Records from a collection:

++++++++++

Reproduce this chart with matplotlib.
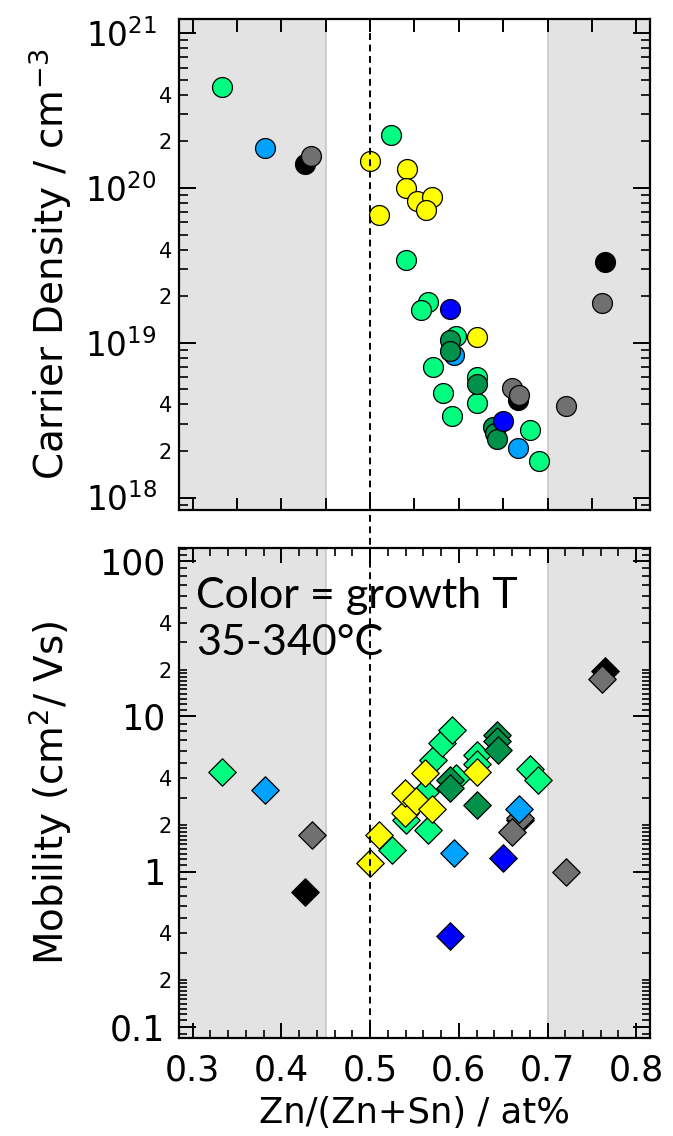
import numpy as np
import matplotlib
matplotlib.use("Agg")
import matplotlib.pyplot as plt
from matplotlib.ticker import FixedLocator, FuncFormatter, LogLocator, MultipleLocator
from matplotlib.lines import Line2D
import matplotlib.transforms as mtransforms

plt.rcParams['font.family'] = ['DejaVu Sans']
plt.rcParams['mathtext.fontset'] = 'dejavusans'

# ---------------- data ----------------
# Carrier density (cm^-3) vs Zn/(Zn+Sn), grouped by marker colour (growth T)
dens_lightgreen_x = [0.3335, 0.524, 0.541, 0.565, 0.5571, 0.5966, 0.5714, 0.6203, 0.582, 0.6203, 0.5925, 0.6805, 0.6906]
dens_lightgreen_y = [4.46e20, 2.21e20, 3.43e19, 1.83e19, 1.63e19, 1.11e19, 6.97e18, 6.0e18, 4.75e18, 4.06e18, 3.37e18, 2.74e18, 1.73e18]
dens_darkgreen_x = [0.5902, 0.5902, 0.6203, 0.638, 0.641, 0.6436]
dens_darkgreen_y = [1.05e19, 8.8e18, 5.4e18, 2.85e18, 2.6e18, 2.38e18]
dens_yellow_x = [0.5004, 0.5421, 0.541, 0.5526, 0.5703, 0.5628, 0.5102, 0.6203]
dens_yellow_y = [1.50e20, 1.33e20, 9.95e19, 8.3e19, 8.7e19, 7.2e19, 6.7e19, 1.09e19]
dens_cyan_x = [0.381, 0.5951, 0.6665]
dens_cyan_y = [1.81e20, 8.3e18, 2.1e18]
dens_blue_x = [0.5902, 0.65]
dens_blue_y = [1.65e19, 3.13e18]
dens_gray_x = [0.4338, 0.6605, 0.6684, 0.7207, 0.7617]
dens_gray_y = [1.62e20, 5.1e18, 4.6e18, 3.9e18, 1.8e19]
dens_black_x = [0.4263, 0.6665, 0.765]
dens_black_y = [1.42e20, 4.3e18, 3.33e19]

# Mobility (cm^2/Vs)
mob_lightgreen_x = [0.3327, 0.5244, 0.5406, 0.562, 0.565, 0.5714, 0.5808, 0.592, 0.597, 0.6203, 0.6203, 0.6805, 0.6898]
mob_lightgreen_y = [4.4, 1.38, 2.15, 3.28, 1.86, 5.25, 6.7, 8.2, 4.0, 5.66, 4.9, 4.6, 3.9]
mob_darkgreen_x = [0.5902, 0.5902, 0.6203, 0.6428, 0.6428, 0.6447]
mob_darkgreen_y = [3.9, 3.47, 2.7, 7.6, 6.9, 6.1]
mob_yellow_x = [0.5, 0.5102, 0.5398, 0.5398, 0.5519, 0.5703, 0.562, 0.6203]
mob_yellow_y = [1.14, 1.73, 2.4, 3.2, 2.83, 2.52, 4.3, 4.4]
mob_cyan_x = [0.3812, 0.5951, 0.6673]
mob_cyan_y = [3.37, 1.31, 2.52]
mob_blue_x = [0.5902, 0.65]
mob_blue_y = [0.385, 1.22]
mob_gray_x = [0.4342, 0.6692, 0.6605, 0.7207, 0.7617]
mob_gray_y = [1.71, 2.2, 1.81, 1.0, 17.4]
mob_black_x = [0.4263, 0.6692, 0.765]
mob_black_y = [0.74, 2.15, 19.5]

# styling
C_LG = '#00FF80'
C_DG = '#00914A'
C_Y = '#FFFF00'
C_CY = '#00A2FF'
C_BL = '#0000FF'
C_GR = '#707070'
C_BK = '#000000'

shade_left = 0.45
shade_right = 0.70
stoich_x = 0.5

fig = plt.figure(figsize=(6.73, 11.36), dpi=100)
ax1 = fig.add_axes([0.266, 0.5511, 0.6998, 0.4322])
ax2 = fig.add_axes([0.266, 0.0863, 0.6998, 0.4313])

xlim = (0.2846, 0.8155)
shade_col = '#E3E3E3'

for ax in (ax1, ax2):
    ax.set_xlim(*xlim)
    ax.set_yscale('log')
    ax.axvspan(xlim[0], shade_left, color=shade_col, zorder=0, lw=0)
    ax.axvspan(shade_right, xlim[1], color=shade_col, zorder=0, lw=0)
    ax.axvline(shade_left, color='#C8C8C8', lw=1.2, zorder=0.5)
    ax.axvline(shade_right, color='#C8C8C8', lw=1.2, zorder=0.5)
    for sp in ax.spines.values():
        sp.set_linewidth(1.6)
        sp.set_zorder(10)

ax1.set_ylim(10**17.92, 10**21.092)
ax2.set_ylim(10**-1.073, 10**2.086)

ms_c = 205
ms_d = 195
ew = 0.9

def sc(ax, x, y, c, m, s):
    ax.scatter(x, y, s=s, c=c, marker=m, edgecolors='black', linewidths=ew, zorder=3)

# top panel (circles)
sc(ax1, dens_black_x, dens_black_y, C_BK, 'o', ms_c)
sc(ax1, dens_gray_x, dens_gray_y, C_GR, 'o', ms_c)
sc(ax1, dens_yellow_x, dens_yellow_y, C_Y, 'o', ms_c)
sc(ax1, dens_cyan_x, dens_cyan_y, C_CY, 'o', ms_c)
sc(ax1, dens_lightgreen_x, dens_lightgreen_y, C_LG, 'o', ms_c)
sc(ax1, dens_darkgreen_x, dens_darkgreen_y, C_DG, 'o', ms_c)
sc(ax1, dens_blue_x, dens_blue_y, C_BL, 'o', ms_c)

# bottom panel (diamonds)
sc(ax2, mob_black_x, mob_black_y, C_BK, 'D', ms_d)
sc(ax2, mob_gray_x, mob_gray_y, C_GR, 'D', ms_d)
sc(ax2, mob_cyan_x, mob_cyan_y, C_CY, 'D', ms_d)
sc(ax2, mob_lightgreen_x, mob_lightgreen_y, C_LG, 'D', ms_d)
sc(ax2, mob_yellow_x, mob_yellow_y, C_Y, 'D', ms_d)
sc(ax2, mob_darkgreen_x, mob_darkgreen_y, C_DG, 'D', ms_d)
sc(ax2, mob_blue_x, mob_blue_y, C_BL, 'D', ms_d)

# dashed stoichiometry line spanning both panels and the gap
trans = mtransforms.blended_transform_factory(ax1.transData, fig.transFigure)
fig.add_artist(Line2D([stoich_x, stoich_x], [0.0863, 0.9833], transform=trans,
                      color='black', lw=1.4, ls=(0, (3.5, 2.4)), zorder=2))

# ---------- ticks ----------
# top panel
ax1.xaxis.set_major_locator(MultipleLocator(0.05))
ax1.xaxis.set_minor_locator(FixedLocator([]))
ax1.tick_params(axis='x', which='major', direction='in', top=True, bottom=True,
                length=9, width=1.4, labelbottom=False)
ax1.yaxis.set_major_locator(LogLocator(base=10, numticks=10))
ax1.yaxis.set_minor_locator(LogLocator(base=10, subs=np.arange(2, 10), numticks=20))

def dens_major(v, pos):
    e = int(round(np.log10(v)))
    return r'$10^{%d}$' % e

def minor_lab(v, pos):
    m = v / 10 ** np.floor(np.log10(v) + 1e-9)
    m = int(round(m * 10)) / 10
    if abs(m - 2) < 1e-6:
        return '2'
    if abs(m - 4) < 1e-6:
        return '4'
    return ''

ax1.yaxis.set_major_formatter(FuncFormatter(dens_major))
ax1.yaxis.set_minor_formatter(FuncFormatter(minor_lab))
ax1.tick_params(axis='y', which='major', direction='in', left=True, right=True,
                length=12, width=1.4, labelsize=23.5, pad=16)
ax1.tick_params(axis='y', which='minor', direction='in', left=True, right=True,
                length=6.5, width=1.2, labelsize=15, pad=5)

# bottom panel
ax2.xaxis.set_major_locator(MultipleLocator(0.1))
ax2.xaxis.set_minor_locator(MultipleLocator(0.02))
ax2.xaxis.set_major_formatter(FuncFormatter(lambda v, p: '%.1f' % v))
ax2.tick_params(axis='x', which='major', direction='in', top=True, bottom=True,
                length=11, width=1.4, labelsize=25, pad=11)
ax2.tick_params(axis='x', which='minor', direction='in', top=True, bottom=True,
                length=6, width=1.2)
ax2.yaxis.set_major_locator(LogLocator(base=10, numticks=10))
ax2.yaxis.set_minor_locator(LogLocator(base=10, subs=[1.1, 1.2, 1.3, 1.4, 1.5, 1.6, 1.7, 1.8, 1.9,
                                                          2, 3, 4, 5, 6, 7, 8, 9], numticks=40))

def mob_major(v, pos):
    if v >= 1:
        return '%d' % int(round(v))
    return '%g' % v

ax2.yaxis.set_major_formatter(FuncFormatter(mob_major))
ax2.yaxis.set_minor_formatter(FuncFormatter(minor_lab))
ax2.tick_params(axis='y', which='major', direction='in', left=True, right=True,
                length=12, width=1.4, labelsize=25, pad=10)
ax2.tick_params(axis='y', which='minor', direction='in', left=True, right=True,
                length=6, width=1.2, labelsize=15, pad=5)

# ---------- labels ----------
ax1.set_ylabel(r'Carrier Density / cm$^{-3}$', fontsize=28)
ax1.yaxis.set_label_coords(-0.222, 0.5)
ax2.set_ylabel(r'Mobility (cm$^{2}$/ Vs)', fontsize=28)
ax2.yaxis.set_label_coords(-0.222, 0.5)
ax2.set_xlabel('Zn/(Zn+Sn) / at%', fontsize=25.5, labelpad=6)

ax2.text(0.036, 0.94, 'Color = growth T\n35-340°C', transform=ax2.transAxes,
         fontsize=31, family=['Lato', 'DejaVu Sans'], va='top', ha='left',
         linespacing=1.28, zorder=5)

fig.savefig('out.png', dpi=100)
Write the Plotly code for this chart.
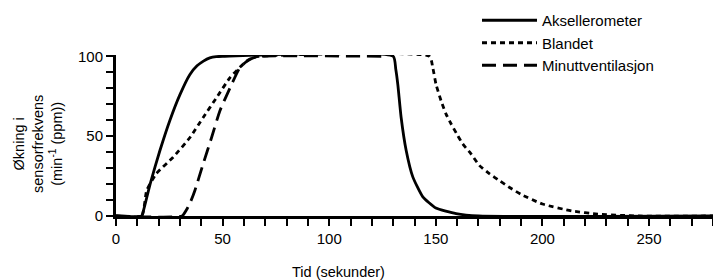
import plotly.graph_objects as go

# Aksellerometer (solid)
t_aks = [0, 12, 13, 16, 20.6, 25.3, 30, 34.6, 38, 41, 44, 47, 50, 130, 131.2, 132.2, 133.7, 136.1, 139.2, 143.9, 150, 159.5, 170, 280]
v_aks = [0, 0, 4, 20, 41, 60, 76, 88.5, 94, 97, 99, 99.8, 100, 100, 92, 82, 62, 41, 24.5, 12, 5, 1.5, 0, 0]

# Blandet (dotted)
t_bla = [0, 12, 14.4, 19, 26.8, 34.6, 40.9, 47.1, 53.4, 58, 61.2, 64, 67, 147, 148.6, 150.1, 152.5, 154.8, 157.2, 160.3, 162.6, 166.5, 170.4, 175.1, 180, 185, 190, 200, 214, 226, 237, 245, 280]
v_bla = [0, 0, 16, 26.6, 36.8, 49, 61.7, 74, 86.5, 93, 96.9, 99, 100, 100, 92.7, 82.4, 72, 63.8, 57.6, 50.3, 45.2, 38.9, 31.7, 26.5, 22, 17.5, 13.5, 7.5, 3.1, 1.2, 0.4, 0, 0]

# Minuttventilasjon (dashed)
t_min = [0, 31, 33, 35, 37, 40.9, 44.8, 48.7, 53.4, 58, 61, 64.3, 68, 125]
v_min = [0, 0, 3.7, 9, 16, 32.7, 49, 65.8, 80, 92.7, 96.5, 99, 100, 100]

names = ["Aksellerometer", "Blandet", "Minuttventilasjon"]
x_ticks = [0, 50, 100, 150, 200, 250]
y_ticks = [0, 50, 100]

FONT = "Liberation Sans, Arial, sans-serif"

fig = go.Figure()
series = [(t_aks, v_aks, "solid"), (t_bla, v_bla, "5px,4px"), (t_min, v_min, "14px,7px")]
for i, (t, v, dash) in enumerate(series):
    fig.add_trace(go.Scatter(
        x=t, y=v, mode="lines", name=names[i], legendgroup=names[i],
        line=dict(color="black", width=2.8, dash=dash, shape="spline", smoothing=0.5),
    ))

PL, PT, PB = 116, 55, 64
PW = 713 - PL
PH = 280 - PT - PB

fig.update_layout(
    width=713, height=280,
    margin=dict(l=PL, r=0, t=PT, b=PB, autoexpand=False),
    paper_bgcolor="white", plot_bgcolor="white",
    font=dict(family=FONT, color="black", size=15),
    showlegend=True,
    legend=dict(x=(477 - PL) / PW, y=(PH + PT - 4) / PH, xanchor="left", yanchor="top",
                bgcolor="rgba(0,0,0,0)", font=dict(size=15), itemwidth=55,
                tracegroupgap=0),
    xaxis=dict(range=[0, 280], showgrid=False, zeroline=False,
               showline=True, linecolor="black", linewidth=3,
               ticks="outside", ticklen=7, tickwidth=2, tickcolor="black",
               tickvals=x_ticks, ticktext=[str(x) for x in x_ticks],
               minor=dict(dtick=10, ticks="outside", ticklen=7, tickwidth=2, tickcolor="black", showgrid=False),
               tickfont=dict(size=15)),
    yaxis=dict(range=[0, 100.8], showgrid=False, zeroline=False,
               showline=True, linecolor="black", linewidth=3,
               ticks="outside", ticklen=7, tickwidth=2, tickcolor="black",
               tickvals=y_ticks, ticktext=[str(y) for y in y_ticks],
               minor=dict(dtick=10, ticks="outside", ticklen=7, tickwidth=2, tickcolor="black", showgrid=False),
               tickfont=dict(size=15)),
)

fig.add_annotation(text="Økning i<br>sensorfrekvens<br>(min<sup>-1</sup> (ppm))",
                   xref="paper", yref="paper", x=(38 - PL) / PW, y=(PT + PH - 144) / PH,
                   xanchor="center", yanchor="middle", textangle=-90, showarrow=False,
                   font=dict(size=14.5, family=FONT))
fig.add_annotation(text="Tid (sekunder)", xref="paper", yref="paper",
                   x=(338 - PL) / PW, y=(PT + PH - 272) / PH,
                   xanchor="center", yanchor="middle", showarrow=False,
                   font=dict(size=14.5, family=FONT))

fig.write_html("out.html", config={"displayModeBar": False},
               post_script="document.body.style.margin='0';document.body.style.padding='0';")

++++++++++

Leave out the pictures and repeat the lines from the start of the material through the line with "dens_black_y = [1.42e20, 4.3e18, 3.33e19]", inclusive.

Reproduce this chart with matplotlib.
import numpy as np
import matplotlib
matplotlib.use("Agg")
import matplotlib.pyplot as plt
from matplotlib.ticker import FixedLocator, FuncFormatter, LogLocator, MultipleLocator
from matplotlib.lines import Line2D
import matplotlib.transforms as mtransforms

plt.rcParams['font.family'] = ['DejaVu Sans']
plt.rcParams['mathtext.fontset'] = 'dejavusans'

# ---------------- data ----------------
# Carrier density (cm^-3) vs Zn/(Zn+Sn), grouped by marker colour (growth T)
dens_lightgreen_x = [0.3335, 0.524, 0.541, 0.565, 0.5571, 0.5966, 0.5714, 0.6203, 0.582, 0.6203, 0.5925, 0.6805, 0.6906]
dens_lightgreen_y = [4.46e20, 2.21e20, 3.43e19, 1.83e19, 1.63e19, 1.11e19, 6.97e18, 6.0e18, 4.75e18, 4.06e18, 3.37e18, 2.74e18, 1.73e18]
dens_darkgreen_x = [0.5902, 0.5902, 0.6203, 0.638, 0.641, 0.6436]
dens_darkgreen_y = [1.05e19, 8.8e18, 5.4e18, 2.85e18, 2.6e18, 2.38e18]
dens_yellow_x = [0.5004, 0.5421, 0.541, 0.5526, 0.5703, 0.5628, 0.5102, 0.6203]
dens_yellow_y = [1.50e20, 1.33e20, 9.95e19, 8.3e19, 8.7e19, 7.2e19, 6.7e19, 1.09e19]
dens_cyan_x = [0.381, 0.5951, 0.6665]
dens_cyan_y = [1.81e20, 8.3e18, 2.1e18]
dens_blue_x = [0.5902, 0.65]
dens_blue_y = [1.65e19, 3.13e18]
dens_gray_x = [0.4338, 0.6605, 0.6684, 0.7207, 0.7617]
dens_gray_y = [1.62e20, 5.1e18, 4.6e18, 3.9e18, 1.8e19]
dens_black_x = [0.4263, 0.6665, 0.765]
dens_black_y = [1.42e20, 4.3e18, 3.33e19]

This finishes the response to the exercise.